◆ COLLECTED MATERIAL:
****

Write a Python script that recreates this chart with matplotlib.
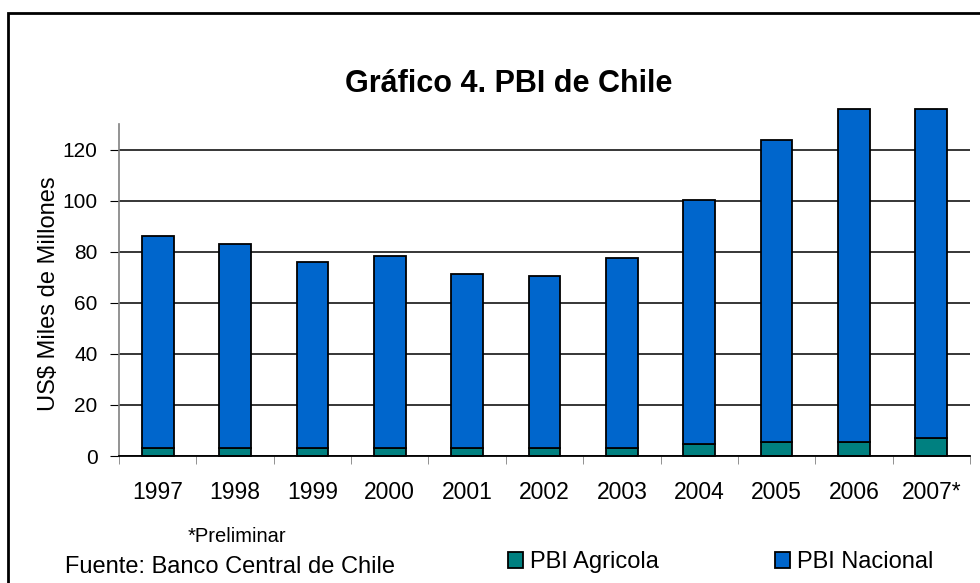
import matplotlib
matplotlib.use("Agg")
import matplotlib.pyplot as plt
from matplotlib.patches import Rectangle, Patch
import numpy as np

plt.rcParams['font.family'] = ['Liberation Sans', 'DejaVu Sans']

# Data (US$ miles de millones)
years = ['1997', '1998', '1999', '2000', '2001', '2002', '2003', '2004', '2005', '2006', '2007*']
pbi_agricola = [3.1, 3.1, 3.1, 3.1, 3.1, 3.1, 3.1, 4.7, 5.4, 5.4, 6.9]
pbi_total = [86.2, 83.1, 76.0, 78.4, 71.4, 70.6, 77.6, 100.4, 123.9, 136.0, 136.0]
pbi_nacional = [t - a for t, a in zip(pbi_total, pbi_agricola)]  # stacked segment

col_agri = '#008080'
col_nac = '#0066CC'

fig = plt.figure(figsize=(9.8, 5.83), dpi=100)
ax = fig.add_axes([119 / 980, 1 - 456 / 583, (970 - 119) / 980, (456 - 124) / 583])

x = np.arange(len(years))
w = 0.41
ax.bar(x, pbi_agricola, w, color=col_agri, edgecolor='black', linewidth=1.3, clip_on=False, zorder=3)
ax.bar(x, pbi_nacional, w, bottom=pbi_agricola, color=col_nac, edgecolor='black',
       linewidth=1.3, clip_on=False, zorder=3)

ax.set_xlim(-0.5, len(years) - 0.5)
ax.set_ylim(0, 130)
ax.set_yticks(range(0, 121, 20))
ax.yaxis.grid(True, color='black', linewidth=1.1)
ax.set_axisbelow(True)

ax.set_xticks(x)
ax.set_xticklabels(years, fontsize=16.5)
ax.set_xticks(np.arange(-0.5, len(years)), minor=True)
ax.tick_params(axis='x', which='major', length=0, pad=18)
ax.tick_params(axis='x', which='minor', length=6, color='#808080', direction='out')
ax.tick_params(axis='y', labelsize=15, length=6.5, pad=9, color='black')

for s in ['top', 'right']:
    ax.spines[s].set_visible(False)
ax.spines['left'].set_color('#808080')
ax.spines['left'].set_linewidth(1.2)
ax.spines['bottom'].set_color('black')
ax.spines['bottom'].set_linewidth(1.3)
ax.spines['bottom'].set_zorder(4)

ax.set_ylabel('US$ Miles de Millones', fontsize=17)
ax.yaxis.set_label_coords(-0.069, 0.49)

fig.text(509 / 980, 1 - 92 / 583, 'Gráfico 4. PBI de Chile', fontsize=22, fontweight='bold',
         ha='center', va='baseline')
fig.text(188 / 980, 1 - 542 / 583, '*Preliminar', fontsize=14.5, ha='left', va='baseline')
fig.text(65 / 980, 1 - 573 / 583, 'Fuente: Banco Central de Chile', fontsize=17, ha='left', va='baseline')

handles = [Patch(facecolor=col_agri, edgecolor='black', linewidth=1.3),
           Patch(facecolor=col_nac, edgecolor='black', linewidth=1.3)]
fig.legend(handles, ['PBI Agricola', 'PBI Nacional'], ncol=2, frameon=False, fontsize=17,
           handlelength=0.64, handleheight=0.64, handletextpad=0.3, columnspacing=4.9,
           borderpad=0, borderaxespad=0,
           loc='center left', bbox_to_anchor=(508 / 980, 1 - 562 / 583))

# outer chart frame
fig.patches.append(Rectangle((8 / 980, -0.05), 1.1, 1 - 13 / 583 + 0.05, transform=fig.transFigure,
                             fill=False, edgecolor='black', linewidth=2))

fig.savefig('out.png', dpi=100)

****

◆ REQUEST:
Working from the material above, transcribe it exactly while omitting pictures.

◆ SOLUTION FOR THIS TASK:
Write a Python script that recreates this chart with matplotlib.
import matplotlib
matplotlib.use("Agg")
import matplotlib.pyplot as plt
from matplotlib.patches import Rectangle, Patch
import numpy as np

plt.rcParams['font.family'] = ['Liberation Sans', 'DejaVu Sans']

# Data (US$ miles de millones)
years = ['1997', '1998', '1999', '2000', '2001', '2002', '2003', '2004', '2005', '2006', '2007*']
pbi_agricola = [3.1, 3.1, 3.1, 3.1, 3.1, 3.1, 3.1, 4.7, 5.4, 5.4, 6.9]
pbi_total = [86.2, 83.1, 76.0, 78.4, 71.4, 70.6, 77.6, 100.4, 123.9, 136.0, 136.0]
pbi_nacional = [t - a for t, a in zip(pbi_total, pbi_agricola)]  # stacked segment

col_agri = '#008080'
col_nac = '#0066CC'

fig = plt.figure(figsize=(9.8, 5.83), dpi=100)
ax = fig.add_axes([119 / 980, 1 - 456 / 583, (970 - 119) / 980, (456 - 124) / 583])

x = np.arange(len(years))
w = 0.41
ax.bar(x, pbi_agricola, w, color=col_agri, edgecolor='black', linewidth=1.3, clip_on=False, zorder=3)
ax.bar(x, pbi_nacional, w, bottom=pbi_agricola, color=col_nac, edgecolor='black',
       linewidth=1.3, clip_on=False, zorder=3)

ax.set_xlim(-0.5, len(years) - 0.5)
ax.set_ylim(0, 130)
ax.set_yticks(range(0, 121, 20))
ax.yaxis.grid(True, color='black', linewidth=1.1)
ax.set_axisbelow(True)

ax.set_xticks(x)
ax.set_xticklabels(years, fontsize=16.5)
ax.set_xticks(np.arange(-0.5, len(years)), minor=True)
ax.tick_params(axis='x', which='major', length=0, pad=18)
ax.tick_params(axis='x', which='minor', length=6, color='#808080', direction='out')
ax.tick_params(axis='y', labelsize=15, length=6.5, pad=9, color='black')

for s in ['top', 'right']:
    ax.spines[s].set_visible(False)
ax.spines['left'].set_color('#808080')
ax.spines['left'].set_linewidth(1.2)
ax.spines['bottom'].set_color('black')
ax.spines['bottom'].set_linewidth(1.3)
ax.spines['bottom'].set_zorder(4)

ax.set_ylabel('US$ Miles de Millones', fontsize=17)
ax.yaxis.set_label_coords(-0.069, 0.49)

fig.text(509 / 980, 1 - 92 / 583, 'Gráfico 4. PBI de Chile', fontsize=22, fontweight='bold',
         ha='center', va='baseline')
fig.text(188 / 980, 1 - 542 / 583, '*Preliminar', fontsize=14.5, ha='left', va='baseline')
fig.text(65 / 980, 1 - 573 / 583, 'Fuente: Banco Central de Chile', fontsize=17, ha='left', va='baseline')

handles = [Patch(facecolor=col_agri, edgecolor='black', linewidth=1.3),
           Patch(facecolor=col_nac, edgecolor='black', linewidth=1.3)]
fig.legend(handles, ['PBI Agricola', 'PBI Nacional'], ncol=2, frameon=False, fontsize=17,
           handlelength=0.64, handleheight=0.64, handletextpad=0.3, columnspacing=4.9,
           borderpad=0, borderaxespad=0,
           loc='center left', bbox_to_anchor=(508 / 980, 1 - 562 / 583))

# outer chart frame
fig.patches.append(Rectangle((8 / 980, -0.05), 1.1, 1 - 13 / 583 + 0.05, transform=fig.transFigure,
                             fill=False, edgecolor='black', linewidth=2))

fig.savefig('out.png', dpi=100)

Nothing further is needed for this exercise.